● Exercise requirements
Reproduce exactly, with no pictures, each line from the opening of the material down through the line containing "L379,465 C379,500 386,530".

--- start Source data ---

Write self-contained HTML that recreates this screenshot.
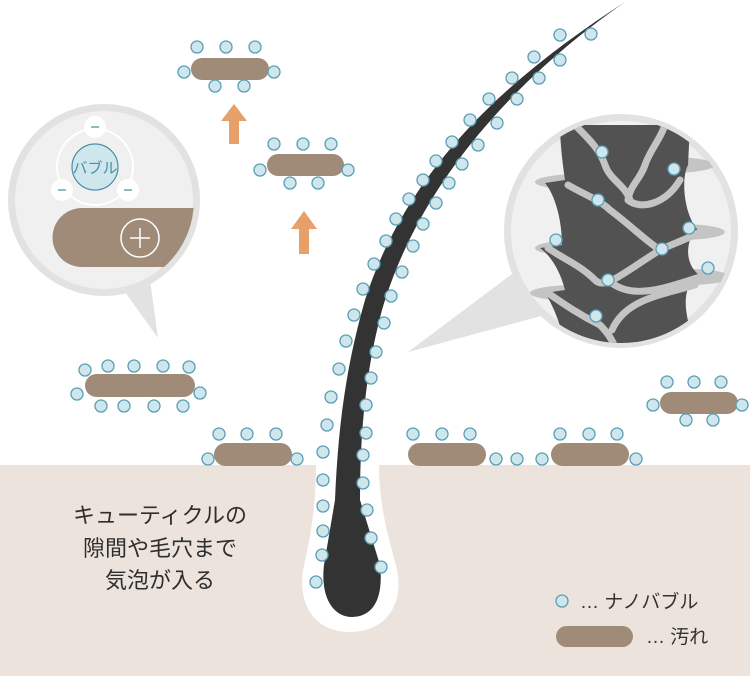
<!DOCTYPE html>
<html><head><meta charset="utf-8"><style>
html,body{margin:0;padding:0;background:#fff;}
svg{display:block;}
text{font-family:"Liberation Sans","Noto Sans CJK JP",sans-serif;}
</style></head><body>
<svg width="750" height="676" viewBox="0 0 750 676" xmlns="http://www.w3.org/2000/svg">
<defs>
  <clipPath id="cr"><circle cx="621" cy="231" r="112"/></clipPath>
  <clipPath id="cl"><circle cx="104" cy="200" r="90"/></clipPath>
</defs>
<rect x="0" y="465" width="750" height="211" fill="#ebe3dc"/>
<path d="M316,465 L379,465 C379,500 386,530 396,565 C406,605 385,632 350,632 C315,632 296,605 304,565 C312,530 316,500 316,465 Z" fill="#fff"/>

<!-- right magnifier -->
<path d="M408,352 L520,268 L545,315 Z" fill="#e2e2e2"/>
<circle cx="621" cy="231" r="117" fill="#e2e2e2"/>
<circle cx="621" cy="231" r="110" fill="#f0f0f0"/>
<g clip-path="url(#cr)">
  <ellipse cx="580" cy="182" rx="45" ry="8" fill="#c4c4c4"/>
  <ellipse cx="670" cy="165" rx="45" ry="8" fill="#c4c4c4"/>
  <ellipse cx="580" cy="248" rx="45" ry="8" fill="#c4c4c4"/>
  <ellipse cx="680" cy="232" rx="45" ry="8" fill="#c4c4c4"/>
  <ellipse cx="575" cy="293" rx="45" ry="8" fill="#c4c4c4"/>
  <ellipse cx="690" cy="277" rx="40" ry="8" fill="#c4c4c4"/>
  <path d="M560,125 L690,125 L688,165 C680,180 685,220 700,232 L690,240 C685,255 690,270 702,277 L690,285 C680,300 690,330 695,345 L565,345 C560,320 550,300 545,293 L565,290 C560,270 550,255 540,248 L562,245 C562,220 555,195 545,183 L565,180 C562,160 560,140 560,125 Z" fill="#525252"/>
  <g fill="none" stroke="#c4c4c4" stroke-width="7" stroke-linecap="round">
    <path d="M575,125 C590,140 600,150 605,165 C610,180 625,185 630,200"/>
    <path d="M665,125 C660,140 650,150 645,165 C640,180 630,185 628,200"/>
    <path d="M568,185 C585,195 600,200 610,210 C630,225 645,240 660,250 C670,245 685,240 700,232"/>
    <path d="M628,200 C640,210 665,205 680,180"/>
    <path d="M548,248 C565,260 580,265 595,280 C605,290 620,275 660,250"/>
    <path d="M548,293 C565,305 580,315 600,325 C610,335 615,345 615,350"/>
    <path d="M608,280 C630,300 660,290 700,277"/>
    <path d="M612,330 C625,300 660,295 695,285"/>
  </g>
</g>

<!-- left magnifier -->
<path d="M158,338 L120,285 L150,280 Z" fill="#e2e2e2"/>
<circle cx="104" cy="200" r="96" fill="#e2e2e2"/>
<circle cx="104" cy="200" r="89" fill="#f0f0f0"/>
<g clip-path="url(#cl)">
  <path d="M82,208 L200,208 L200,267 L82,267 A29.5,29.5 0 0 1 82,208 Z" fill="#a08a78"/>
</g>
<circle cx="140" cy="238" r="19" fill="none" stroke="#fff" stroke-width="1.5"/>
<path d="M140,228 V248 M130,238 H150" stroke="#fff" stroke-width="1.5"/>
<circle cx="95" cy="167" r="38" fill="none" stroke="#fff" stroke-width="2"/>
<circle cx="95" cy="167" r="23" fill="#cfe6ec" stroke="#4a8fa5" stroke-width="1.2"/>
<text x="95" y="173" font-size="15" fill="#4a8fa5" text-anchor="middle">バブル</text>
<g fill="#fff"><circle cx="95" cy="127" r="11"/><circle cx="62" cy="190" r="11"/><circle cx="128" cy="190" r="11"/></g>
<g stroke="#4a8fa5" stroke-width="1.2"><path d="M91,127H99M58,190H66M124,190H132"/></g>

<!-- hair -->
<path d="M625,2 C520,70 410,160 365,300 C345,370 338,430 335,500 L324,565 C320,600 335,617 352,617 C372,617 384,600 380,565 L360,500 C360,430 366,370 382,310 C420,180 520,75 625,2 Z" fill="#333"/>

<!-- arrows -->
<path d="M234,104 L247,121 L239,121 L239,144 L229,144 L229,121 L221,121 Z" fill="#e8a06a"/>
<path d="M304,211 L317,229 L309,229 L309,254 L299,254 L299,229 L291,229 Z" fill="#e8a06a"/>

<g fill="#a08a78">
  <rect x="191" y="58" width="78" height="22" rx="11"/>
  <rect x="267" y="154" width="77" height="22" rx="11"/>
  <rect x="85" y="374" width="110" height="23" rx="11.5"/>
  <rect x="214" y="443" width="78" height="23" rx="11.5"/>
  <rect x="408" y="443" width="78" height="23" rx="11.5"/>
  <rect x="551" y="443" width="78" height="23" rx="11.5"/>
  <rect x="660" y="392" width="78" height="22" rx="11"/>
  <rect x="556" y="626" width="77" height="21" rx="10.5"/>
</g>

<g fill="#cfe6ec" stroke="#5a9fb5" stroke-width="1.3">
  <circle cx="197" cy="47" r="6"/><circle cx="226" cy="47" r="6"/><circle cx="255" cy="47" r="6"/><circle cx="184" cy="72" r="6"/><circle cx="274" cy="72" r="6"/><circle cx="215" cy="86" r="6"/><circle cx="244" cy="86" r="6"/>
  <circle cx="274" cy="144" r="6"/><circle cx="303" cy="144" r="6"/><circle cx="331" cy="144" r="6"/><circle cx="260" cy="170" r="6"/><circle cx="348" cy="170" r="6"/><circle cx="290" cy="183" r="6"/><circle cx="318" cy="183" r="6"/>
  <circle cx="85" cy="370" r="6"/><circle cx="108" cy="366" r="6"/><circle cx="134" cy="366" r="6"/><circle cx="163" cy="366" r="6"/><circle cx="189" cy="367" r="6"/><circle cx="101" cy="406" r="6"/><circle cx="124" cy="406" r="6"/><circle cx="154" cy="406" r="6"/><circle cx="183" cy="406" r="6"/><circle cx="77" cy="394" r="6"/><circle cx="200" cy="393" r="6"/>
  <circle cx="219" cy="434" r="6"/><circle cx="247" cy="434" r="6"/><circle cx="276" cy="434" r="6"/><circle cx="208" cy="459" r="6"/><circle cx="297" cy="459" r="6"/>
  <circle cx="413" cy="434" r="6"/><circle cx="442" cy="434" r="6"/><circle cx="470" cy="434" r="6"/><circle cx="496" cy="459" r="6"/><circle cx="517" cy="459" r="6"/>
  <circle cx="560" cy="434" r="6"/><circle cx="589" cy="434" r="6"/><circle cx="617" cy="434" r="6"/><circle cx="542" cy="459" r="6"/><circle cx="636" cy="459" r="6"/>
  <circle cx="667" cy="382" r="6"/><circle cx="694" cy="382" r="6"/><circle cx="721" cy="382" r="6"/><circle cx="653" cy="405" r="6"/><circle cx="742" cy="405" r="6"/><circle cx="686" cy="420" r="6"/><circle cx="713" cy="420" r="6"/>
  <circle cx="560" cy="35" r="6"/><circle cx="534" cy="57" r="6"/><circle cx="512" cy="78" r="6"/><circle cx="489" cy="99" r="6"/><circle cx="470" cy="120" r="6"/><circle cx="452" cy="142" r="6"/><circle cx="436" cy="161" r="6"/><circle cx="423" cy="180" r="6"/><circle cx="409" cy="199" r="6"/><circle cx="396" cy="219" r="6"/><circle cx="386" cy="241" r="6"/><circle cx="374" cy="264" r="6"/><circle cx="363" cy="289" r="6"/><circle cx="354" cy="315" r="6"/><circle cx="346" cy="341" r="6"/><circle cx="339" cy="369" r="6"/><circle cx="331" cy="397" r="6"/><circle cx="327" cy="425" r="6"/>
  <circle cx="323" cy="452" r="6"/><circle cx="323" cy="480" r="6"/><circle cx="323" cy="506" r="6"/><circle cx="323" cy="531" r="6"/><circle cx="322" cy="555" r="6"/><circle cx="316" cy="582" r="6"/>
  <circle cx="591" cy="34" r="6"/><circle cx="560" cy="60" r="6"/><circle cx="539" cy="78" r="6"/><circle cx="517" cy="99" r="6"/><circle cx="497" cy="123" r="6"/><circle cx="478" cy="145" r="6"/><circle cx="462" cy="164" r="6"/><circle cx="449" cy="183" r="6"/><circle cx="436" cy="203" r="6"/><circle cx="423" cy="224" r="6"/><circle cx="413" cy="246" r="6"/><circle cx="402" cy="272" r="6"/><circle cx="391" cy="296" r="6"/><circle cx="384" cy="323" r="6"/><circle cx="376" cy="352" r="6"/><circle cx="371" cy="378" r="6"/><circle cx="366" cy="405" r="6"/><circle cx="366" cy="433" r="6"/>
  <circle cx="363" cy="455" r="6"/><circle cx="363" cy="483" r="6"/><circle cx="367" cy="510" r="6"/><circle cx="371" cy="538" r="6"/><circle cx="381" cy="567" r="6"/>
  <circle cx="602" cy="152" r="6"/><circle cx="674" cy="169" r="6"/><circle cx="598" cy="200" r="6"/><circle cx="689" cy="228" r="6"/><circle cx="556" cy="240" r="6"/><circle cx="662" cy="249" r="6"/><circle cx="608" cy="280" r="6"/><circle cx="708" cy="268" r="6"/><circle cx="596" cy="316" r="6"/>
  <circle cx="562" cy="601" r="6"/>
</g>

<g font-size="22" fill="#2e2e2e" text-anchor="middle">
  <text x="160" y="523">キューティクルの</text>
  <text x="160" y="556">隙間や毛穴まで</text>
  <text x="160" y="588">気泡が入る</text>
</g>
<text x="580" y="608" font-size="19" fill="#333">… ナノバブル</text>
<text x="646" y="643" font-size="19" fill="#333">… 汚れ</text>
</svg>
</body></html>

--- end Source data ---

● Correct result
Write self-contained HTML that recreates this screenshot.
<!DOCTYPE html>
<html><head><meta charset="utf-8"><style>
html,body{margin:0;padding:0;background:#fff;}
svg{display:block;}
text{font-family:"Liberation Sans","Noto Sans CJK JP",sans-serif;}
</style></head><body>
<svg width="750" height="676" viewBox="0 0 750 676" xmlns="http://www.w3.org/2000/svg">
<defs>
  <clipPath id="cr"><circle cx="621" cy="231" r="112"/></clipPath>
  <clipPath id="cl"><circle cx="104" cy="200" r="90"/></clipPath>
</defs>
<rect x="0" y="465" width="750" height="211" fill="#ebe3dc"/>
<path d="M316,465 L379,465 C379,500 386,530 396,565 C406,605 385,632 350,632 C315,632 296,605 304,565 C312,530 316,500 316,465 Z" fill="#fff"/>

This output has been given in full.